_What is needed_
Go through the listing below and gather every line with the word "this".

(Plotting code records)
──────
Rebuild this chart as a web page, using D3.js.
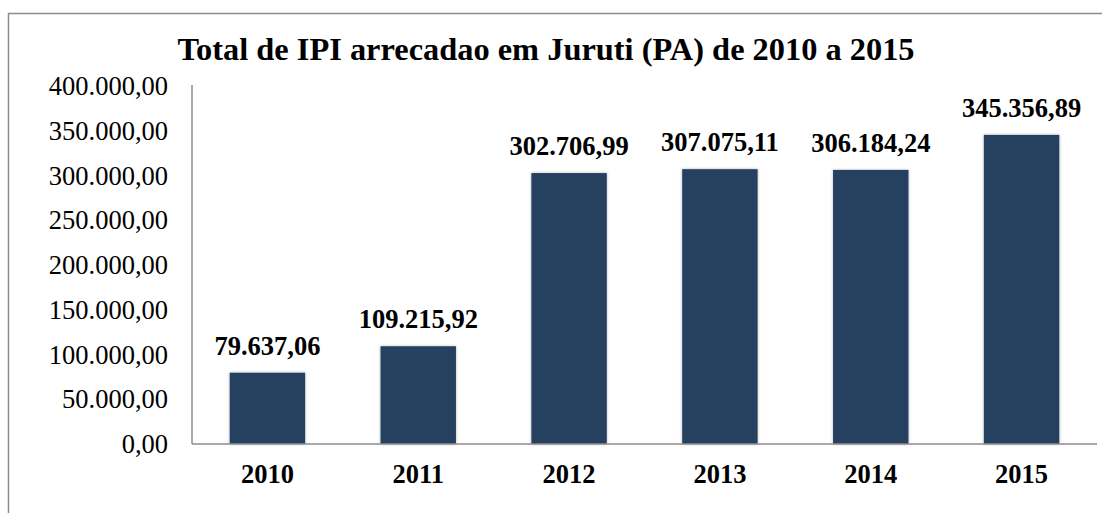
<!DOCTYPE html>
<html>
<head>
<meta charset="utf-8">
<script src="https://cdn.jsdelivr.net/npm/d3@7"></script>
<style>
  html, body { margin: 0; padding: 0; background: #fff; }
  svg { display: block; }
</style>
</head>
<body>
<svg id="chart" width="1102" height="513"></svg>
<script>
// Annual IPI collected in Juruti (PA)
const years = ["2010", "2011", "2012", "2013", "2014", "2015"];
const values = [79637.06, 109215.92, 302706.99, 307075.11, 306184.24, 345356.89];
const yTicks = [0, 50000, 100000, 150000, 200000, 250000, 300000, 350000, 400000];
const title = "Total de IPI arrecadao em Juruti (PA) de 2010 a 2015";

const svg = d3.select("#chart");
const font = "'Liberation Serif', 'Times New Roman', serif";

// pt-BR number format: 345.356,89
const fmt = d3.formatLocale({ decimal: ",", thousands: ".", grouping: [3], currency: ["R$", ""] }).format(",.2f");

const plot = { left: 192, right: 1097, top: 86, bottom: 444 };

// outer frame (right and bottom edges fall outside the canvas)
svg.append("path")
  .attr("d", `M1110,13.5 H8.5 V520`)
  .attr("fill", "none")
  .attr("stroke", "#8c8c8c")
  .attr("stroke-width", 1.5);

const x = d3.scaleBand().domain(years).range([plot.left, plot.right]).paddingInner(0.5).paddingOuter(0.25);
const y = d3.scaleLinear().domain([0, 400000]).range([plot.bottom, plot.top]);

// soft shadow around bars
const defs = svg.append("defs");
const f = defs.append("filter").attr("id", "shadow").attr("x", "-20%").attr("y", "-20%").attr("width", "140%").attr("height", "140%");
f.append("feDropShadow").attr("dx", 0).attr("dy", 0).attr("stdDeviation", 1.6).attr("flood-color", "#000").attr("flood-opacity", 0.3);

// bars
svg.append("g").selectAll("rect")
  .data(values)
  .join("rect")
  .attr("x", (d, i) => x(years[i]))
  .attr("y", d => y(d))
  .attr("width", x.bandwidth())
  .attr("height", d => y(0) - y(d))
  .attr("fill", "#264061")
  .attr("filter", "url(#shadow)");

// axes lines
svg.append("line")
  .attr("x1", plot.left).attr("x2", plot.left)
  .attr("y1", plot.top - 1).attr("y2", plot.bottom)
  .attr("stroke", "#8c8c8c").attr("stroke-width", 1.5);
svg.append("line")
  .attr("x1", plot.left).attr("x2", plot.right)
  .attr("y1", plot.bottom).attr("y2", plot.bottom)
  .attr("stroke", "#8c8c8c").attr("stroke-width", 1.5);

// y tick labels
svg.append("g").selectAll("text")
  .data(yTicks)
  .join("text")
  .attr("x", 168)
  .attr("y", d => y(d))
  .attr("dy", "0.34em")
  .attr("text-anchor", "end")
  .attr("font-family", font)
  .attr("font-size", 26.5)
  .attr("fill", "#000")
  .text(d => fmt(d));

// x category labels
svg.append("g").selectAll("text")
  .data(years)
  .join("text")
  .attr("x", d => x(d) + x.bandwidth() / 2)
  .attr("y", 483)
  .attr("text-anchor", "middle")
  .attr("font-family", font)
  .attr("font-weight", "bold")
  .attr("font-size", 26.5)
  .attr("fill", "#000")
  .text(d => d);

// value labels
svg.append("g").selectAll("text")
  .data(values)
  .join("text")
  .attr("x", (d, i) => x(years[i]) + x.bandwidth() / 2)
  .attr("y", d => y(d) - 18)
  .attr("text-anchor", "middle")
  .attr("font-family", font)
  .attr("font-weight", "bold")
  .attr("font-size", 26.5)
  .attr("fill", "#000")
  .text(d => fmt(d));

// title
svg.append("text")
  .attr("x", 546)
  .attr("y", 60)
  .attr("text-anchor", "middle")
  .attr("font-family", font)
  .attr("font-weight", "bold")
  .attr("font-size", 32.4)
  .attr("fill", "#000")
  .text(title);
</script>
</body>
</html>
──────
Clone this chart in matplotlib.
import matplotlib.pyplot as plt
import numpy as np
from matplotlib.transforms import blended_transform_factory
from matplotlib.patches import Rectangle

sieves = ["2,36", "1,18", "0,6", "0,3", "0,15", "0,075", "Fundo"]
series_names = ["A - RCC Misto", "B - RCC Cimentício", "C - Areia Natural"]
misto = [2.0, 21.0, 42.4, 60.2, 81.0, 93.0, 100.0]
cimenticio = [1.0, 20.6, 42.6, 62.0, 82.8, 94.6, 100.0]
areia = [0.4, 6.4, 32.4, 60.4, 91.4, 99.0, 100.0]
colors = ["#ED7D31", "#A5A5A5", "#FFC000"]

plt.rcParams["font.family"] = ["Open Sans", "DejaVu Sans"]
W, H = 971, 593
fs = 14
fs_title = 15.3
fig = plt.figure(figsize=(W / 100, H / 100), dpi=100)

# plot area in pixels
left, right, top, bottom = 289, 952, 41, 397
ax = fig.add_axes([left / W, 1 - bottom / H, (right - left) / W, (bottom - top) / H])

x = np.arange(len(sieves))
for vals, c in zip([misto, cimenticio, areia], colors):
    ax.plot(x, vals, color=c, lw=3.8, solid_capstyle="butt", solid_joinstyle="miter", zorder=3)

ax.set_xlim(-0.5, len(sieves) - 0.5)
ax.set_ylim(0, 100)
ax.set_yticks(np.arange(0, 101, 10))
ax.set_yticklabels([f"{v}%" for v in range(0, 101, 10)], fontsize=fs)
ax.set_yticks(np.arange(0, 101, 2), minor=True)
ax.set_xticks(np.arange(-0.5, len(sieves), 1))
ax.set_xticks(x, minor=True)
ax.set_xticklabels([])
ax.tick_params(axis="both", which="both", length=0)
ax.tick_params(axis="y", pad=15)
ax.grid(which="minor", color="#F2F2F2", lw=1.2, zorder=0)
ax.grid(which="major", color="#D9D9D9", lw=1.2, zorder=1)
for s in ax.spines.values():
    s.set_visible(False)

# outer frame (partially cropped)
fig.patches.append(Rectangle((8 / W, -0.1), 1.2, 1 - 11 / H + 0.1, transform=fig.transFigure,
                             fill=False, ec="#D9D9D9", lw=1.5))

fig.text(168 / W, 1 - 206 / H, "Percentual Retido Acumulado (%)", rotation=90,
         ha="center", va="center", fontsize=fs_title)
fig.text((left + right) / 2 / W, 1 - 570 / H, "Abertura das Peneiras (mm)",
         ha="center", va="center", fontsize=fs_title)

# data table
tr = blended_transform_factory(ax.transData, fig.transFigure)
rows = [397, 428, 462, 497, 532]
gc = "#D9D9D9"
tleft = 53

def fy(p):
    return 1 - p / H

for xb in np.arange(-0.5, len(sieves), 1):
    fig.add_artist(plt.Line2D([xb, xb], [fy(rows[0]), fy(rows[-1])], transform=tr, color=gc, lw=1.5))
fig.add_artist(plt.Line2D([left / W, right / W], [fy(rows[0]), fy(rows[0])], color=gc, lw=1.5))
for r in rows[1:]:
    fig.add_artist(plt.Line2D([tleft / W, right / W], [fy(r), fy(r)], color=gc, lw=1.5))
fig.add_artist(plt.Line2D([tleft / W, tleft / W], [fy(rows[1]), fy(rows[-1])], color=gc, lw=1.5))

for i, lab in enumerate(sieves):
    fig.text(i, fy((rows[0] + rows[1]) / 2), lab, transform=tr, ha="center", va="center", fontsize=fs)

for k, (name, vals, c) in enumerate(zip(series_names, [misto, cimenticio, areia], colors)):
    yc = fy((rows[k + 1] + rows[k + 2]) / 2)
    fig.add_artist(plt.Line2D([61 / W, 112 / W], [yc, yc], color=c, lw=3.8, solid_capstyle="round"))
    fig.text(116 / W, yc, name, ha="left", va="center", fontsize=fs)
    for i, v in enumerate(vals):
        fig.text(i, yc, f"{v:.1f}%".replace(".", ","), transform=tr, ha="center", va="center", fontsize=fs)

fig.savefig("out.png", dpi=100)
──────
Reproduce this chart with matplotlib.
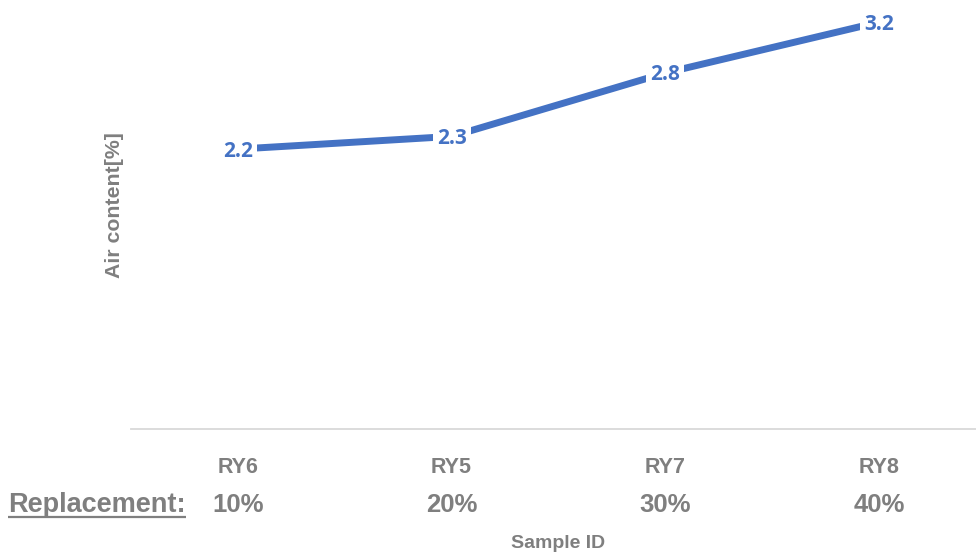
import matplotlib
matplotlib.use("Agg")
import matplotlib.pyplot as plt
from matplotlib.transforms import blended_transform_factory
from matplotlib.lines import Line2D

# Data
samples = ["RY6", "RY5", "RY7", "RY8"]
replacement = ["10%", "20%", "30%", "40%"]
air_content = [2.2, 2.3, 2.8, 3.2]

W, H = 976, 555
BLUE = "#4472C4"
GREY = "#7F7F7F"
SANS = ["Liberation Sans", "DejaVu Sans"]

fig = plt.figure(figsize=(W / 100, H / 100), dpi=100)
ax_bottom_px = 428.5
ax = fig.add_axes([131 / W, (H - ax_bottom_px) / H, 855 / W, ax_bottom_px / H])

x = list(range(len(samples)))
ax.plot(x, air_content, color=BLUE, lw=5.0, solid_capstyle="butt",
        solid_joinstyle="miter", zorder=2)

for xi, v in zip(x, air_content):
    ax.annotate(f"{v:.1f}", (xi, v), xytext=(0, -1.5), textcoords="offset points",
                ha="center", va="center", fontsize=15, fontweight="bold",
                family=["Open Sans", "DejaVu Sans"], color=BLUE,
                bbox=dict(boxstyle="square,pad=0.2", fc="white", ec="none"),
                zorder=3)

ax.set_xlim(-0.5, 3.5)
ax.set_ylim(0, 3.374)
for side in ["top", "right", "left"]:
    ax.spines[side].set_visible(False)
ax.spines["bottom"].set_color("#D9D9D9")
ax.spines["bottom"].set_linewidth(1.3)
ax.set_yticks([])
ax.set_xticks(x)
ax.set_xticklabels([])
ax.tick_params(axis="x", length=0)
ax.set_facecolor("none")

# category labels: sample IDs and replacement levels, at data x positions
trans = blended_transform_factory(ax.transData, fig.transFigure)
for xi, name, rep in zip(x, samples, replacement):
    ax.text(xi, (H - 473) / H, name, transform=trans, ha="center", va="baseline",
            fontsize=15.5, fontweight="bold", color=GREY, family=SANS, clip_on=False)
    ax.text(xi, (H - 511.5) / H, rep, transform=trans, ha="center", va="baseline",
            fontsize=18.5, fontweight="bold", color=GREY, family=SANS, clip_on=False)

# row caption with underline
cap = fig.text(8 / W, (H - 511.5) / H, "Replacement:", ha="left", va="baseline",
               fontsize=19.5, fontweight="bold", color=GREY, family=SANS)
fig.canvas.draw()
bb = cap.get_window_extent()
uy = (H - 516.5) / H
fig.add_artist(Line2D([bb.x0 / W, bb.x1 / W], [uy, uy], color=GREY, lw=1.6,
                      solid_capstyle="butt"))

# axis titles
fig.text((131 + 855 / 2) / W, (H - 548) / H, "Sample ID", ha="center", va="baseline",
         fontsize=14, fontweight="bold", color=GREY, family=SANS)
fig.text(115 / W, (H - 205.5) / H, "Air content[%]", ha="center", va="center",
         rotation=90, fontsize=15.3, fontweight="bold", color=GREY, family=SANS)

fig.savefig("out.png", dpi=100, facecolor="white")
──────
_Full answer_
Rebuild this chart as a web page, using D3.js.
Clone this chart in matplotlib.
Reproduce this chart with matplotlib.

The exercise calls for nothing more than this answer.